A new model for thinking about learning disabilities is now being implemented in lots of schools. [It’s] a little bit of a hybrid model, but it’s based on a bunch of different assumptions. It clearly doesn’t discount the importance of looking at specific skills, but it looks at this process of determining whether a learning disability is present from a very different perspective. The going-in assumption is that there’s nothing wrong with the child, and that the first place to look for a reason for the child’s struggle is in the general curriculum and in the teaching methods and strategies that were used. Not just at the point of referral but starting way, way back, much earlier in the child’s school career. This approach demands that before any testing takes place teachers try a number of different approaches to help a child learn. They collect data. That’s also referred to as progress monitoring. And in a very careful way they offer increasingly targeted and intensive instruction which is sometimes referred to as “differentiated instruction” across two or three tiers, or levels of intervention. During this process, general educators, special educators, other people who work in the school tap each other’s knowledge and creativity and they work as a team to see how they might accelerate the child’s learning. If the child is still not making progress, it’s at that point that a formal referral for special education testing is made. But that evaluation process of formally testing the child is immeasurably enhanced by all of the data that was collected about the student’s performance over time.
That process that I just described, which could involve a referral for special education testing, is known as multi-tiered system of interventions, or more commonly RTI, or response to intervention. The best place to look for more information about this model and how kids get evaluated in this new model is online at the RTI Action Network.
Karen Golembeski: Thank you. We received several questions from the field asking about executive functioning and executive processing. I was wondering if for our final question for this part of the series if you could tell us a little bit more about what does executive functioning and processing mean, and how do these terms relate to students with learning disabilities?

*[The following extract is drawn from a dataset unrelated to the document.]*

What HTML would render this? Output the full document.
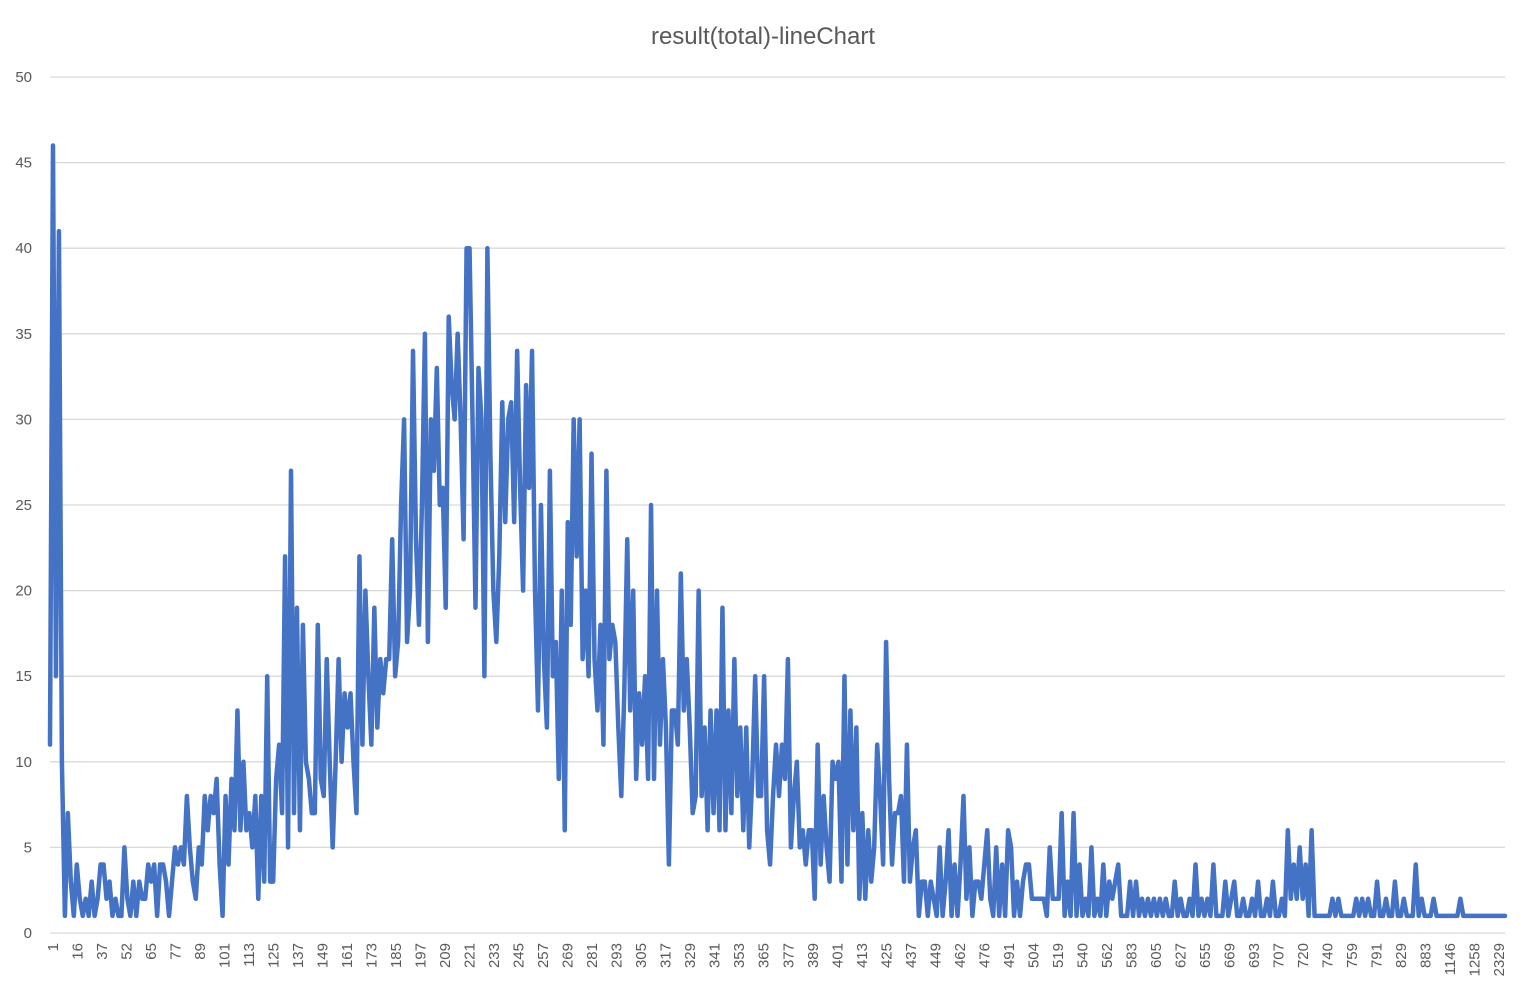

Sheldon Horowitz: Sure. Executive functioning. It’s a funny word to use when you’re talking about kids doing things in school, but executive functioning is a term that is used to describe things that we all do, and we do them all the time. They’re the kinds of skills and the kinds of behaviors that we tap that we use to get organized, to stay organized, to get things done. It’s what we do when we think about the day that’s ahead of us and we plan the steps that we need to take to get things accomplished. Executive functioning for example is very much dependent upon our ability to understand what’s expected of us or to remember the things that we need to tap or to use to succeed, even to change directions in midstream, to readjust what we’re doing and to go off in a different direction. So if you think about those kinds of behaviors, and you think about kids with learning disabilities, it’s clear and very easy to see how LD and executive function are intertwined.